■ INFORMATION SUPPLIED:
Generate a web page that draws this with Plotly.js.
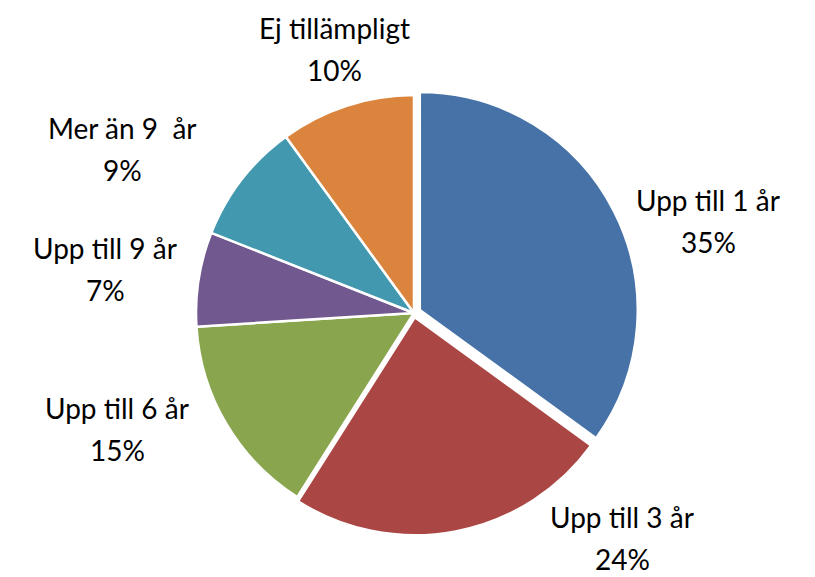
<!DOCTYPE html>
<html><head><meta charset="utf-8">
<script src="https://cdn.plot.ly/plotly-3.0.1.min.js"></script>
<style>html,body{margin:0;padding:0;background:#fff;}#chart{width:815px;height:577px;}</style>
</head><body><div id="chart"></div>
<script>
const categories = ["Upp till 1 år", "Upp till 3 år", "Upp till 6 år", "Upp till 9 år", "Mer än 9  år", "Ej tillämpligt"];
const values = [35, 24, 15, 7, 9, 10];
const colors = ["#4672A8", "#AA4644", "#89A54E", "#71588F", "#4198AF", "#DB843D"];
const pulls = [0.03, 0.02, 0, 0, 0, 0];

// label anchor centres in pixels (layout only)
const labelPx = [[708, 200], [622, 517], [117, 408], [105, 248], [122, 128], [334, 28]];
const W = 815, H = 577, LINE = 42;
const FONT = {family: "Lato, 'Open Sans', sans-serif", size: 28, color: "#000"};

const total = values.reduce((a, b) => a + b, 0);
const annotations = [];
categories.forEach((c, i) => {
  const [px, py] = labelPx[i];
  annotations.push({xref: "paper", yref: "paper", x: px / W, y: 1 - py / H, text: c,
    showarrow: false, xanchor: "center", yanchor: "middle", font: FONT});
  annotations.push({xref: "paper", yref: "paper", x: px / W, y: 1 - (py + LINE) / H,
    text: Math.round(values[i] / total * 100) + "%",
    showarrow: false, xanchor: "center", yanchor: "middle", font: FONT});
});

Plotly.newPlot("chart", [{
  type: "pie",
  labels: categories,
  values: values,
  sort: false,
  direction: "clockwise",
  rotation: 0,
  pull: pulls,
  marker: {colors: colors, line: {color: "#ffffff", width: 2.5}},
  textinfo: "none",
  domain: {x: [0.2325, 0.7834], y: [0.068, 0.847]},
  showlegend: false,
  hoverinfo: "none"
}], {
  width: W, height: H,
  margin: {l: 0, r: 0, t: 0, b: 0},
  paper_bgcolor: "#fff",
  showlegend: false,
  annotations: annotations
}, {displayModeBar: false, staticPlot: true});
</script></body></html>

■ REQUIREMENTS:
Repeat the data exactly, without the pictures.

■ SOLUTION TO THIS TASK:
Generate a web page that draws this with Plotly.js.
<!DOCTYPE html>
<html><head><meta charset="utf-8">
<script src="https://cdn.plot.ly/plotly-3.0.1.min.js"></script>
<style>html,body{margin:0;padding:0;background:#fff;}#chart{width:815px;height:577px;}</style>
</head><body><div id="chart"></div>
<script>
const categories = ["Upp till 1 år", "Upp till 3 år", "Upp till 6 år", "Upp till 9 år", "Mer än 9  år", "Ej tillämpligt"];
const values = [35, 24, 15, 7, 9, 10];
const colors = ["#4672A8", "#AA4644", "#89A54E", "#71588F", "#4198AF", "#DB843D"];
const pulls = [0.03, 0.02, 0, 0, 0, 0];

// label anchor centres in pixels (layout only)
const labelPx = [[708, 200], [622, 517], [117, 408], [105, 248], [122, 128], [334, 28]];
const W = 815, H = 577, LINE = 42;
const FONT = {family: "Lato, 'Open Sans', sans-serif", size: 28, color: "#000"};

const total = values.reduce((a, b) => a + b, 0);
const annotations = [];
categories.forEach((c, i) => {
  const [px, py] = labelPx[i];
  annotations.push({xref: "paper", yref: "paper", x: px / W, y: 1 - py / H, text: c,
    showarrow: false, xanchor: "center", yanchor: "middle", font: FONT});
  annotations.push({xref: "paper", yref: "paper", x: px / W, y: 1 - (py + LINE) / H,
    text: Math.round(values[i] / total * 100) + "%",
    showarrow: false, xanchor: "center", yanchor: "middle", font: FONT});
});

Plotly.newPlot("chart", [{
  type: "pie",
  labels: categories,
  values: values,
  sort: false,
  direction: "clockwise",
  rotation: 0,
  pull: pulls,
  marker: {colors: colors, line: {color: "#ffffff", width: 2.5}},
  textinfo: "none",
  domain: {x: [0.2325, 0.7834], y: [0.068, 0.847]},
  showlegend: false,
  hoverinfo: "none"
}], {
  width: W, height: H,
  margin: {l: 0, r: 0, t: 0, b: 0},
  paper_bgcolor: "#fff",
  showlegend: false,
  annotations: annotations
}, {displayModeBar: false, staticPlot: true});
</script></body></html>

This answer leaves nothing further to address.